Rama, being Rohini’s son, is Balarama and thus is not to be confused with the catur-vyuha headed by Ramacandra. He presides over the waking state of consciousness. Pradyumna presides over the dream state of consciousness, and Aniruddha presides over deep dreamless sleep. These three are represented within omkara by the letters a, u, and m, respectively.

Vasudeva Krishna presides over the fourth, or enlightened, stage of consciousness. He is represented by the entire omkara. Sri Prabodhananda comments that the half syllable mentioned in the verse “refers to the entire pranava taken as a whole, because it cannot be pronounced on its own. Thus by this device of equating Krishna with the pranava as a whole, it is indicated that he is the complete manifestation of the Supreme Person. Therefore, Narayana says, ‘in whom the entire universe is established.’ ” Another thing to be noticed about the language of these verses is that rather than using the word sambhava (produced from) as in the previous three lines, in this last line the word atmaka is used to denote the direct relationship of the letter to the divine manifestation. This gives added glory to the pranava in its entirety by emphasizing its nondifference from Krishna.

Man∂ukya Upanisad 9–12, which it appears a number of commentators have drawn from in commenting on this verse, concludes its discussion on the four stages of consciousness as follows: “The word Om as one sound is the fourth state of supreme consciousness. It is beyond the senses and the end of evolution. It is nonduality and love. He goes with his self to the Supreme Self who knows this, who knows this.”

56. krsnatmika jagat-kartri mula-prakrti rukmini |
vraja-stri-jana-sambhuta-srutibhyo brahma-sangatah |
pranavatvena prakrtim vadanti brahma-vadinah ||

Having Krishna as her essence, Rukmini is the basis of the material nature (mula-prakrti) and the creator of the universe. Based on the revealed knowledge (sruti) arising from the questions of the women of Vraja and also on account of her being associated with Brahman, Krishna’s potency (Rukmini) is identified with pranava by the Brahmavadins.

Having explained how the catur-vyuha is inherent within omkara, Narayana goes on to explain how Krishna’s principal sakti also inheres therein. She is represented alphabetically within omkara by the bindu, and theologically speaking she is present because God and his sakti are nondifferent, just as energy and its energetic source are one.

Sri Jiva Goswami comments elsewhere that some philosophers think that maya is only that aspect of Brahman that manifests the world, which they, in turn, think is ultimately unreal (asat). Sri Jiva says, however, that they are mistaken and cites several verses and Sanskrit lexicons to establish that the word maya, while referring to the illusory world of material names and forms, also refers to God’s spiritual energy (cit-sakti). Here, this sakti is addressed as Rukmini and described as being Krishna’s essence, the basis of the material energy, and the creator of the universe.
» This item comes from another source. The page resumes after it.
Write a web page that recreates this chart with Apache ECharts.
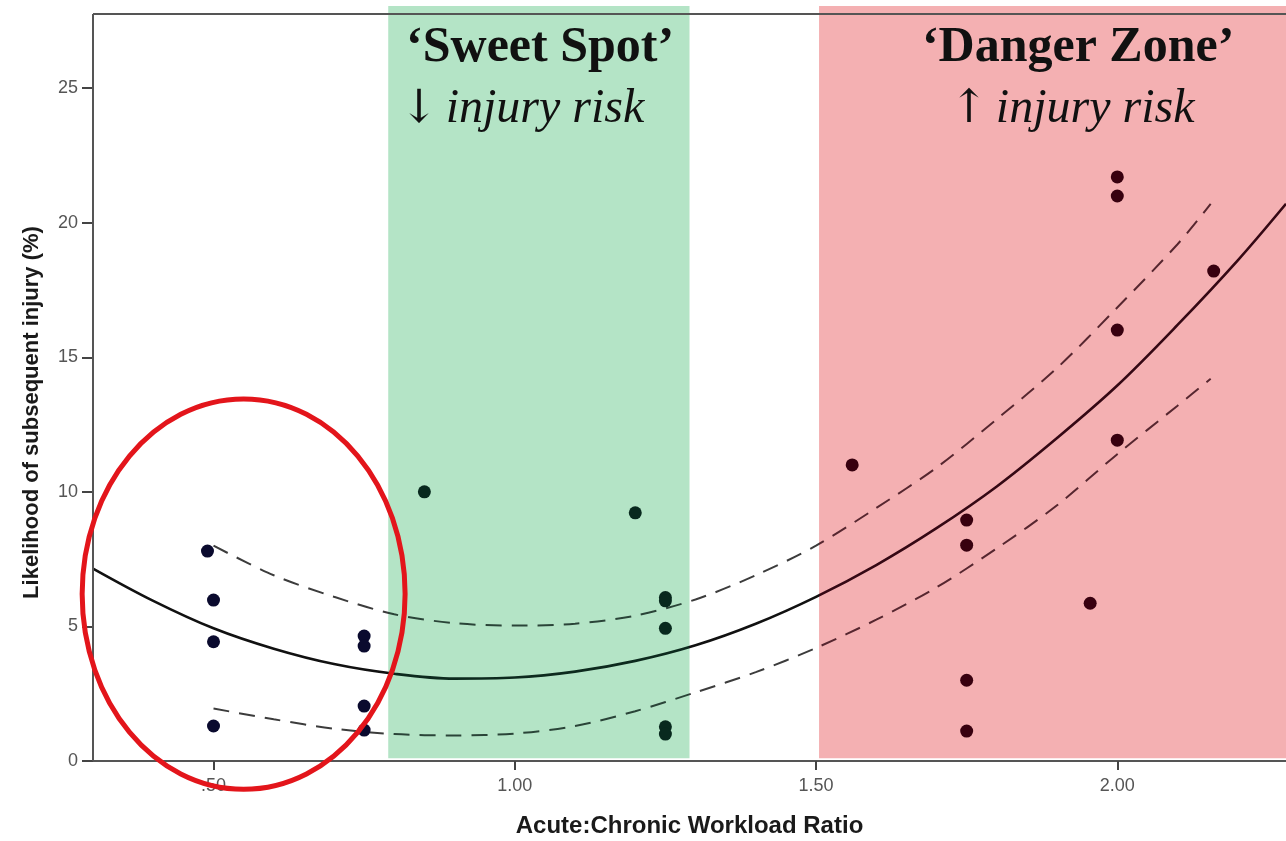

Sri Jiva also explains that the use of the name Rukmini does not refer to her alone but to the internal sakti of Krishna in general. In this connection, he cites the following statement that he attributes to both the Matsya and Skanda Puranas, rukmini dvaravatyam tu radha vrndavane vane: “The svarupa-sakti appears in Dvaraka as Rukmini and in Vrndavana as Radha.”

Thus by extension it can be concluded that the name Rukmini used in this verse includes other forms of Krishna’s internal sakti and Sri Radha in particular since the Gopala-tapani deals ultimately with the kind of bhakti that is centered on Krishna’s original form, the form standing next to Radha. However, because the subject here is overtly the catur-vyuha, Rukmini’s name is mentioned, as she is the manifestation of Krishna’s sakti in relation to his form within the catur-vyuha.

The primacy of Radha, however, is further implied in this verse when Narayana attributes this Upanisad to the questions of the gopis headed by Gandharvi.19 Without their questions and level of interest in Krishna, this text would not be known to human society. They are not interested in Krishna’s appearance within the catur-vyuha; they are attached to him in his original form, the most complete expression of Parabrahman.

Jiva Goswami comments elsewhere that para means “supreme” and ma means “mother.”20 The gopis are the supreme mothers who rightfully stand next to Brahman, making him whole. They alone, and among them Radha in particular, can reveal all there is to know about him. Indeed, it is for her sake—to shed light on the measure of her love—that Krishna manifests as the catur-vyuha and conducts his lila in Mathura and Dvaraka. In these lilas he apparently leaves her behind, but under scrutiny it becomes clear that he did so only to highlight her love in separation as surpassing all other expressions of love for him and endearing him the most. Thus it should be clear that she is his svayam-sakti, and as much as he is represented within the pranava omkara, so too is she.

Prabodhananda Saraswati comments further in this regard that the words vraja-stri can be read as connected to the previous line, breaking up the word vraja-stri-jana-sambhuta. The verse then reads, “Having Krishna as her essence, Rukmini is the basis of the material nature and the creator of the universe. She is a woman of Vraja. In the srutis that were produced among the people, her association with Brahman is celebrated. For this reason and because the pranava-mantra glorifies the divine nature, the Brahmavadins call her prakrti.” This reading—“She is a woman of Vraja”—serves to further emphasize the position of Radharani in terms of her being the supreme manifestation of Krishna’s sakti (svayam-sakti), even while Rukmini’s name is used in the verse.